Plaintiff's malicious abuse of process claim fails as the facts are devoid of any allegations concerning any "collateral objective" that Defendants may have had in instituting criminal charges against Plaintiff. There is no factual basis upon which a reasonable fact finder could conclude that the issuance of the appearance tickets to Plaintiff was motivated by anything other than Trooper Boyer's good-faith belief that he had probable cause to conclude that Plaintiff had engaged in conduct that constituted trespass and/or criminal mischief. Furthermore, there is no evidence that Trooper Boyer had any involvement in the prosecution of the case against Plaintiff after he issued the appearance tickets on October 31, 2008. Under these uncontested facts, the claim fails as a matter of law.

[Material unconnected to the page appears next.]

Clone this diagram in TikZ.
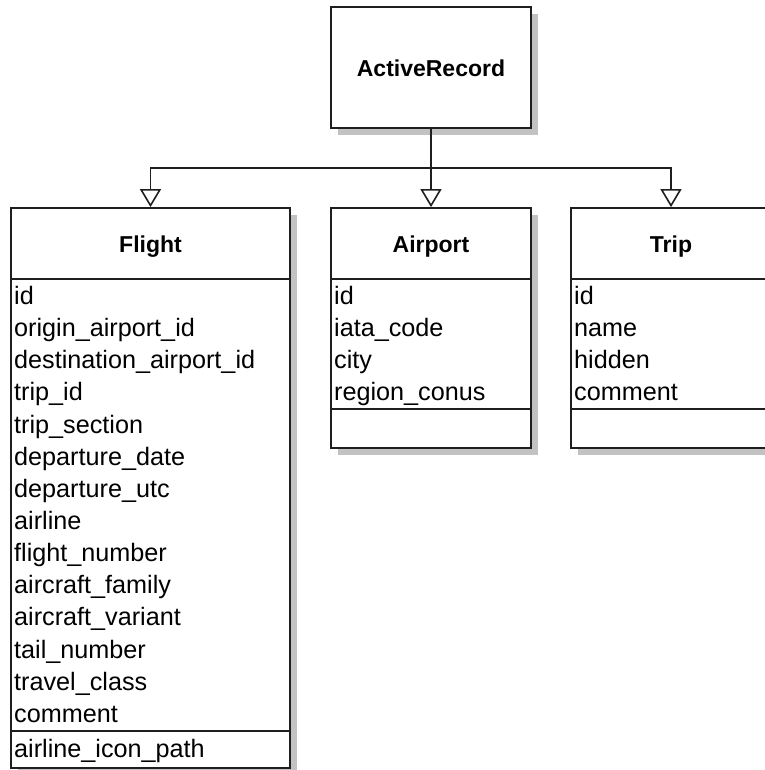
\documentclass[tikz,border=0pt]{standalone}
\usepackage{fontspec}
\setmainfont{Liberation Sans}
\usetikzlibrary{arrows.meta,shadows}
\begin{document}
\begin{tikzpicture}[x=1pt,y=-1pt,
  classbox/.style={draw=black!88, line width=1.8pt, fill=white, rectangle, inner sep=0pt,
    drop shadow={shadow xshift=7pt, shadow yshift=-7pt, fill=black!24, opacity=1}},
  ttl/.style={anchor=base, inner sep=0pt, font=\fontsize{23}{27}\selectfont\bfseries},
  attr/.style={anchor=base west, inner sep=0pt, font=\fontsize{25.2}{28}\selectfont},
  sep/.style={draw=black!88, line width=1.8pt},
  conn/.style={draw=black!88, line width=1.8pt},
  gen/.style={conn, -{Triangle[open, length=18pt, width=21pt, line width=1.6pt]}}]
\useasboundingbox (0,0) rectangle (764,770);

% boxes
\node[classbox, minimum width=200pt, minimum height=121pt] (ar) at (431,67.5) {};
\node[classbox, minimum width=279pt, minimum height=560pt] (flight) at (150.5,488) {};
\node[classbox, minimum width=200pt, minimum height=240pt] (airport) at (431,328) {};
\node[classbox, minimum width=200pt, minimum height=240pt] (trip) at (671,328) {};

% compartment separators
\foreach \b in {flight,airport,trip}
  \draw[sep] ([yshift=-72pt]\b.north west) -- ([yshift=-72pt]\b.north east);
\draw[sep] ([yshift=38pt]flight.south west) -- ([yshift=38pt]flight.south east);
\draw[sep] ([yshift=40pt]airport.south west) -- ([yshift=40pt]airport.south east);
\draw[sep] ([yshift=40pt]trip.south west) -- ([yshift=40pt]trip.south east);

% titles
\node[ttl] (arT) at (431,77) {ActiveRecord};
\node[ttl] (flightT) at (150.5,252) {Flight};
\node[ttl] (airportT) at (431,252) {Airport};
\node[ttl] (tripT) at (671,252) {Trip};

% attributes
\foreach \t [count=\i] in {id,origin\_airport\_id,destination\_airport\_id,trip\_id,trip\_section,departure\_date,departure\_utc,airline,flight\_number,aircraft\_family,aircraft\_variant,tail\_number,travel\_class,comment}
  \node[attr] (f\i) at (14,{280+32.14*(\i-0.5)+8.5}) {\t};
\node[attr] (fm1) at (14,757) {airline\_icon\_path};

\foreach \t [count=\i] in {id,iata\_code,city,region\_conus}
  \node[attr] (a\i) at (334,{280+32*(\i-0.5)+8.5}) {\t};

\foreach \t [count=\i] in {id,name,hidden,comment}
  \node[attr] (t\i) at (574,{280+32*(\i-0.5)+8.5}) {\t};

% connectors
\coordinate (bus) at (431,168);
\draw[conn] (ar.south) -- (bus);
\draw[gen] (bus) -| (flight.north);
\draw[gen] (bus) -- (airport.north);
\draw[gen] (bus) -| (trip.north);
\end{tikzpicture}
\end{document}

Finally, and assuming arguendo that a viable malicious prosecution claim existed, Trooper Boyer is entitled to qualified immunity on the claim in that there existed, at the least, arguable probable cause to commence the criminal proceeding. This arguable probable cause provides an objectively reasonable justification for issuing process commencing the underlying proceeding. Cf. Abreu, 2010 WL 4615879, at *8 ("While probable cause is not an element of an abuse of process claim, under New York law, a showing of probable cause at the time process issued suffices . . . to establish excuse or justification for the purposes of a defense to abuse of process.")(internal quotation marks and citation omitted). Accordingly, the abuse of process claim is dismissed.

V. CONCLUSION

For the reasons discussed above, Defendant's motion for summary judgment [dkt. # 15] is GRANTED and all claims in this case are DISMISSED.